Menschliche Niedertracht nicht ausgestorben. Mahnende Worte bei der Befreiungsfeier in Steyr
STEYR. Gesellschaftliche Dummheit, politische Bosheit und menschliche Niedertracht seien leider mit dem Ende der Naziherrschaft nicht ausgestorben, meinte der ehemalige Caritas-Präsident Dr. Franz Küberl bei der heurigen Befreiungsfeier des Mauthausen Komitees am Montag. 06. März 2019 in Steyr.
Der Populismus setze politische Schmerzmittel ein um Menschen zu beruhigen. Populistische Politiker wollen damit Menschen weismachen, dass es ihnen besser gehe, wenn andere schlechter behandelt werden. Zukunft kann es für Küberl nur geben, wenn jeder in der Gesellschaft als Mensch behandelt werde, nicht als Nummer.
„Niemals Nummer. Immer Mensch“ war das Motto der Befreiungsfeier anlässlich des 74. Jahrestages der Befreiung des KZ-Nebenlagers Steyr-Münichholz. Küberl forderte zudem mehr Zukunftsmut, mehr Dialog, auch mit den Gegnern, mehr Zivilcourage und mehr Mitgefühl.
Der Präsident der französischen Lagergemeinschaft Mauthausen „Amicale de Mauthausen“ Daniel Simon erinnerte daran, dass die Häftlingsnummer ein Mittel der Erniedrigung war. Der Häftling war kein Mensch, sondern eben nur noch Nummer.

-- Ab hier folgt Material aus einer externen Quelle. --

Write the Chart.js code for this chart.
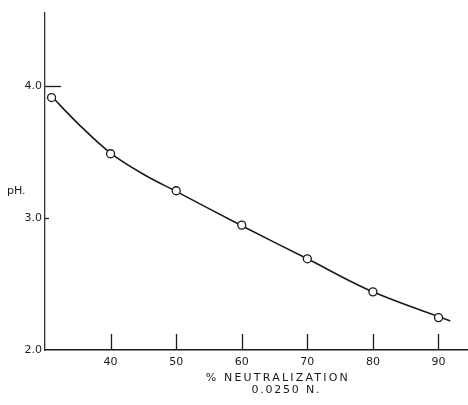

Die neuere historische Forschung habe gezeigt, dass die Maschinerie der Ausbeutung in der Lagern der Nazis durch Listen und Nummern viel besser funktioniert habe als man bisher geglaubt hat.
Beängstigend sei, dass wir in der heutigen Gesellschaft fast mehr auf Nummern und Codes reagieren als die Häftlinge des Lagers. Die vielen Verwaltungscodes identifizieren jeden einzelnen von uns.
Ein Häftling, der all die Erniedrigung der Nazis am eigenen Leib erlebt hatte, war mit 92 Jahren mit der französischen Delegation nach Steyr gekommen.
Mauthausen Komitee-Vorsitzenden Karl Ramsmaier wies darauf hin, dass der Rechtsextremismus nicht Geschichte ist. Vielmehr bestehe die Gefahr, dass Rechtsextremisten und Anhänger der Identitären Bewegung die Institutionen des Staates unterwandern. Er kritisierte die personellen und ideologischen Verflechtungen der FPÖ mit der Identitären Bewegung.
Die Distanzierung der FPÖ von den Identitären sei kaum glaubwürdig, wenn der Vizekanzler kurze Zeit später das äußerst bedenkliche Vokabular der Identitären benütze. Menschenverachtend sei zudem, wenn ‚Erstaufnahmezentren’ in ‚Abschiebezentren’ umbenannt würden.
Erinnern bedeute, so Ramsmaier, rechtsextremen Entwicklungen entschieden entgegen zu treten und Partei zu ergreifen für Menschlichkeit und Demokratie.
Neben dem Präsidenten des Internationalen Mauthausen Komitees Guy Dockendorf aus Luxemburg, konnte Ramsmaier auch Dr. Cornelia Domaschke vom Deutschen Mauthausen Komitee begrüßen. Gekommen waren auch NR Ing. Markus Vogl, die Dritte Landtagspräsidentin Gerda Weichsler-Hauer, Landtagsabgeordnete Mag.a Regina Aspalter, Bürgermeister Gerald Hackl, zahlreiche Stadt- und Gemeindräte, Vertreter der Kirchen und weiterer 26 Organisationen begrüßen. Schülerinnen und Schüler der NMS Sierning trugen in berührender Weise ihre Gedanken zum Thema der Befreiungsfeier „Niemals Nummer. Immer Mensch“ vor. Die „Omas gegen rechts“ – sie waren erstmals bei der Befreiungsfeier dabei – erinnerten an das Schicksal dreier KZ-Häftlinge. Musikalisch gestaltet wurde die Feier von Valentin Konecovski am Akkordeon und Valeri Kostadinov am Saxophon. Die Ansichtskarten auf den Sitzbänken mit den Fotos von KZ-Häftlingen, Zwangsarbeiterinnen und einer Widerstandskämpferin zeigten symbolisch, dass Menschen niemals Nummern sind. Eine feierliche Kranzniederlegung und eine Gedenkminute beim KZ-Denkmal beendete die Feier.